Monday, May 4, 2026

Two Cheers for Slopulism

 I snorted at those ultra-wealthy tech executives in Silicon Valley who developed a sudden interest in right-wing politics as soon as California's Democratic government started flirting with the idea of a "billionaire tax." 

I rolled my eyes at news that Ken Griffin is currently in the midst of a knives-out political fight with Mayor Mamdani of New York over his proposed "pied-à-terre" tax, which would send Griffin a bill for his $238 million penthouse. 

What is wrong with these absurd rich guys? How do they not understand the concept of "enough"? Why are they so obscenely unwilling to pay their fair share? 

Then I saw an article this morning about Rhode Island's new "Taylor Swift" tax on second homes in the state. 

My family has a second home in Rhode Island. 

And suddenly this tax seemed utterly unfair, punitive, extortionate. A total misunderstanding of our family's situation! A one-size-fits-all approach that is nothing but a rank injustice as applied to us. Downright expropriation! 

I had to slap myself on both cheeks before it came back to me that this is exactly the sort of policy I ought to support. So powerful is the magnetic pull of self-interest. 

So powerful indeed that it is sometimes said—particularly in the domain of vulgar Marxism—that it is literally impossible to overcome it. In the end—it is said—everyone wants policies that advantage themselves, and devil take the rest. 

But that is going too far. I think the true situation is more like the one Vachel Lindsay described in his great poem "Why I Voted the Socialist Ticket."

It's true, he wrote, that we can't entirely escape our human nature. We will remain self-interested. But it is possible by an act of will to overcome one's selfishness in one's political choices. One can "vote against [one's] human nature," as Lindsay put it. 

And so it is possible for me, much as it pains me—to swallow my initial reaction and support this "Taylor Swift" tax. It is probably good policy in a country facing chronic housing shortages. 

Of course, there are some economics commentators—like Noah Smith—who insist that there are good reasons to oppose things like the California "billionaire tax" even if you support the general proposition of taxing the rich.  

He says that local left-wing politics have been hijacked by what he calls "slopulism," in which demagogic elected officials promote policies that sound progressive but would actually lead to negative unintended consequences. 

He may be right. It's entirely possible that the "Taylor Swift" tax would have some massive downside that I'm not seeing. 

But I am all too aware, at the same time, that if I emphasized those arguments, it would be for reasons having nothing to do with their intellectual merits. It would be because my own self-interest had gotten involved. 
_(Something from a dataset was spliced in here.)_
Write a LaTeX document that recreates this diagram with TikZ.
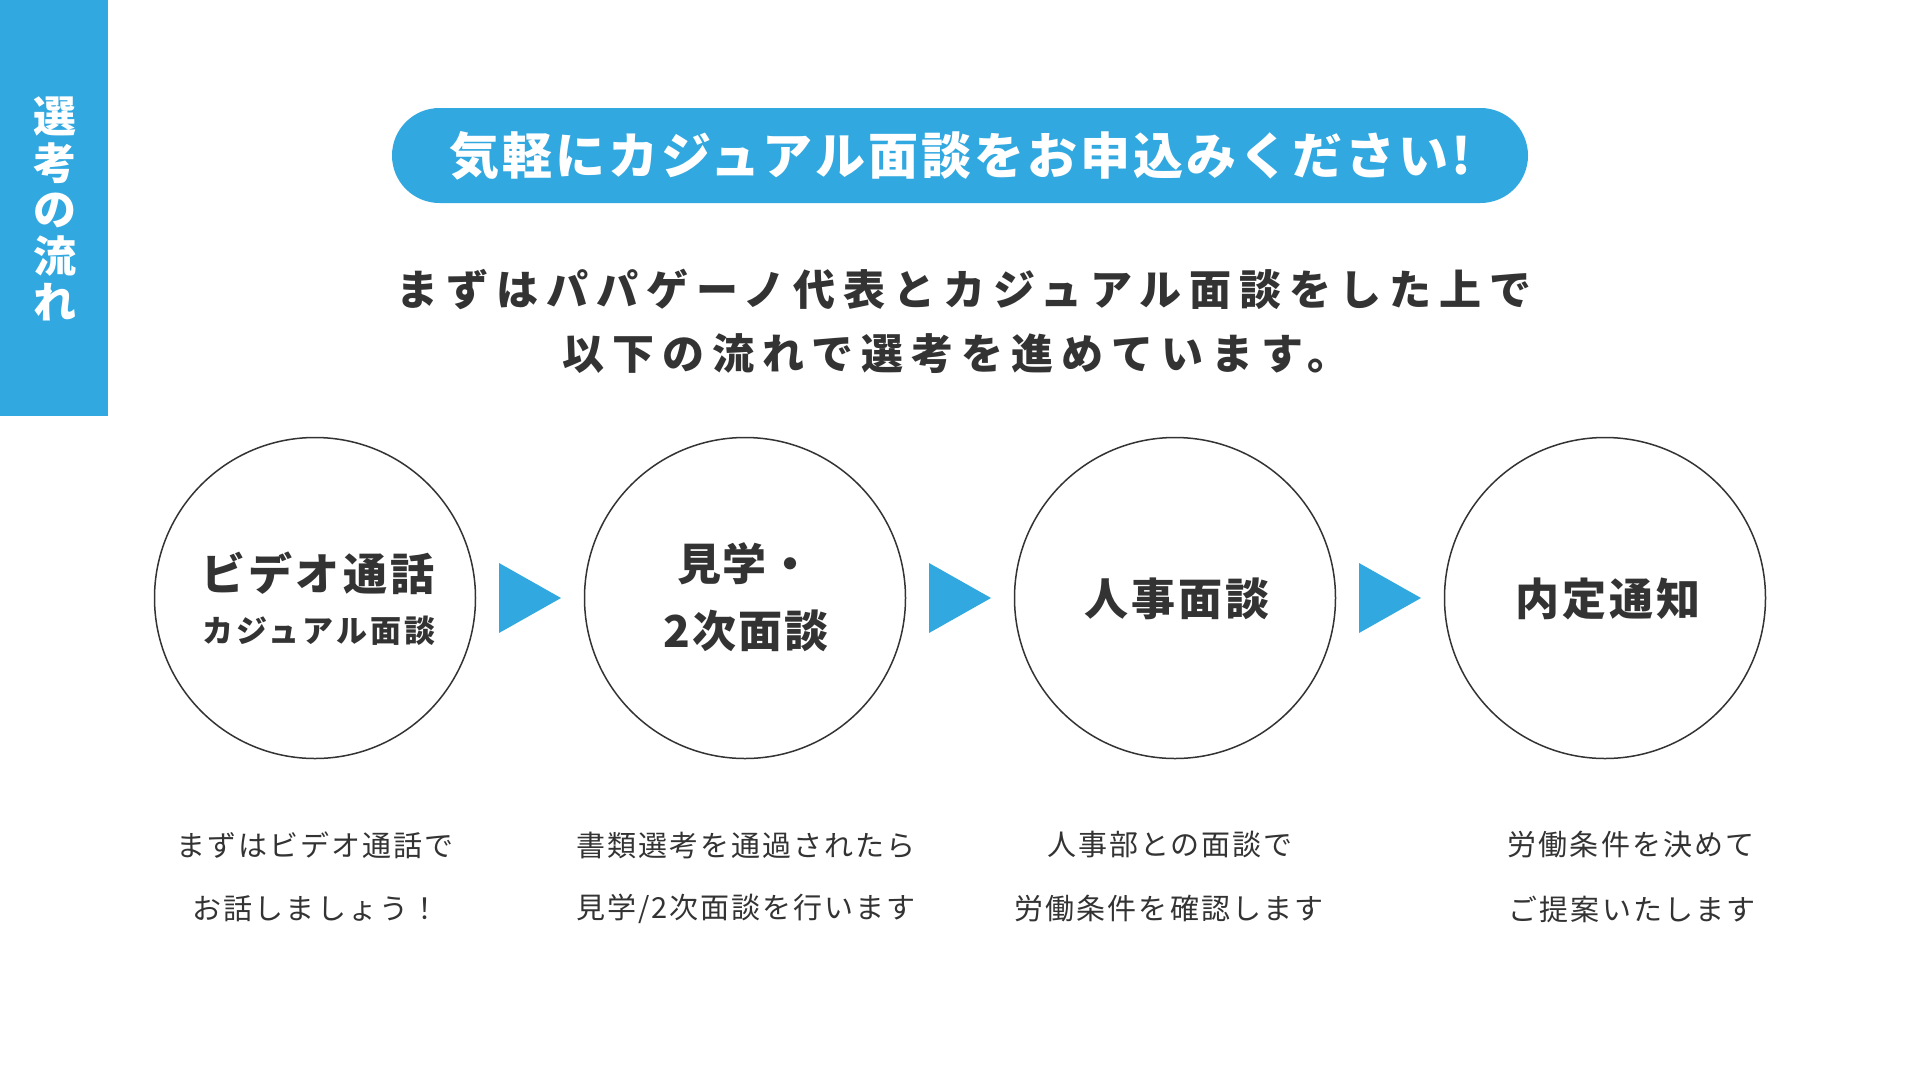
\documentclass[tikz,border=0pt]{standalone}
\usepackage{fontspec}
\setmainfont{Noto Sans CJK JP}
\newfontfamily\jpTitle[LetterSpace=6]{Noto Sans CJK JP}
\newfontfamily\jpSub[LetterSpace=19]{Noto Sans CJK JP}
\newfontfamily\jpCircA[LetterSpace=7]{Noto Sans CJK JP}
\newfontfamily\jpCircS[LetterSpace=10]{Noto Sans CJK JP}
\newfontfamily\jpCircB[LetterSpace=4]{Noto Sans CJK JP}
\newfontfamily\jpBody[LetterSpace=7]{Noto Sans CJK JP}
\definecolor{brand}{HTML}{31A8E0}
\definecolor{ink}{HTML}{333333}
\tikzset{
  x=1pt, y=-1pt,
  stepcircle/.style={circle, draw=ink, line width=1.5pt, minimum size=321pt, inner sep=0pt, align=center, text=ink},
  steplabel/.style={text=ink, inner sep=0pt, font=\jpCircA\bfseries\fontsize{44}{46}\selectfont},
  flowtri/.style={fill=brand, draw=none},
  bodytext/.style={text=ink, inner sep=0pt, anchor=center, font=\jpBody\fontsize{29}{32}\selectfont},
  subtext/.style={text=ink, inner sep=0pt, anchor=center, font=\jpSub\bfseries\fontsize{42}{45}\selectfont},
}
\begin{document}
\begin{tikzpicture}
\useasboundingbox (0,0) rectangle (1920,1080);
\fill[white] (0,0) rectangle (1920,1080);
% side bar
\fill[brand] (0,0) rectangle (108,416);
\node[text=white, align=center, inner sep=0pt, font=\bfseries\fontsize{43}{46.4}\selectfont] (bar) at (55,209) {選\\考\\の\\流\\れ};
% title pill
\fill[brand, rounded corners=47.5pt] (392,108) rectangle (1528,203);
\node[text=white, inner sep=0pt, font=\jpTitle\bfseries\fontsize{50}{54}\selectfont] (title) at (960,156) {気軽にカジュアル面談をお申込みください!};
% subtitle
\node[subtext] (sub1) at (964,289) {まずはパパゲーノ代表とカジュアル面談をした上で};
\node[subtext] (sub2) at (956,354) {以下の流れで選考を進めています。};
% circles
\node[stepcircle] (c1) at (315,598) {};
\node[steplabel] (c1a) at (318,573) {ビデオ通話};
\node[text=ink, inner sep=0pt, font=\jpCircS\bfseries\fontsize{31}{33}\selectfont] (c1b) at (319,631) {カジュアル面談};
\node[stepcircle] (c2) at (745,598) {};
\node[text=ink, inner sep=0pt, font=\jpCircB\bfseries\fontsize{44}{46}\selectfont] (c2a) at (745,564) {見学・};
\node[text=ink, inner sep=0pt, font=\jpCircB\bfseries\fontsize{44}{46}\selectfont] (c2b) at (746,631) {2次面談};
\node[stepcircle] (c3) at (1175,598) {};
\node[steplabel] (c3a) at (1177,599) {人事面談};
\node[stepcircle] (c4) at (1605,598) {};
\node[steplabel] (c4a) at (1608,599) {内定通知};
% arrows
\coordinate (t1) at (530,598);
\coordinate (t2) at (960,598);
\coordinate (t3) at (1390,598);
\foreach \t in {t1,t2,t3}{
  \fill[flowtri] ([xshift=-31pt,yshift=35pt]\t) -- ([xshift=31pt]\t) -- ([xshift=-31pt,yshift=-35pt]\t) -- cycle;
}
% body texts
\node[bodytext] (b1a) at (315,845) {まずはビデオ通話で};
\node[bodytext] (b1b) at (316,909) {お話しましょう！};
\node[bodytext] (b2a) at (746,845) {書類選考を通過されたら};
\node[bodytext] (b2b) at (746,909) {見学/2次面談を行います};
\node[bodytext] (b3a) at (1170,845) {人事部との面談で};
\node[bodytext] (b3b) at (1169,909) {労働条件を確認します};
\node[bodytext] (b4a) at (1631,845) {労働条件を決めて};
\node[bodytext] (b4b) at (1632,909) {ご提案いたします};
\end{tikzpicture}
\end{document}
As Stephen Spender wrote about the Oxbridge-educated English poets who improbably embraced Soviet-style Communism in the 'Thirties—it wasn't because they were so naive as to think the communists never told a lie. 

The real reason, he wrote, was that "the lies which they suspected in their own hearts were nearer to them than the lies told by the communists." 

They were aware, after all, of the outrageous contrast between their own privilege and the misery of the world's unemployed workers during the depression. They knew that this disparity had no moral basis or justification. 

And "[i]n the midst of a conflict in which one side analyses the causes of palpable wrongs which the other side pretends do not exist, it is easy [...] to be persuaded that scruples which deter one from taking an active part [...] are really the expression of secret allegiance to the side to which, by birth and interest, one belongs," Spender adds. 

Likewise, I am sure indeed that there are a whole lot of young leftists in major cities who are tempted to embrace trendy ideas merely because they purport to soak the rich, regardless of their actual consequences—to engage in "slopulism," in short. 

But I am even more aware of my own inner secret temptation in the opposite direction—and the no less distorting effect it can have on my political reasoning. 

The lies in my own heart are closer to me than the lies told by the "slopulists." 

Ultimately, it is unjust that some people would have second homes and other people have nowhere even to rest their heads. Pretending this is morally okay or economically rational would be a lie of far greater magnitude than anything the "slopulists" can invent. 

And so, I say, let us vote for the "Taylor Swift" tax.

I say, with Lindsay:

Come, let us vote against our human nature,

Crying to God in all the polling places

To heal our everlasting sinfulness

And make us sages with transfigured faces.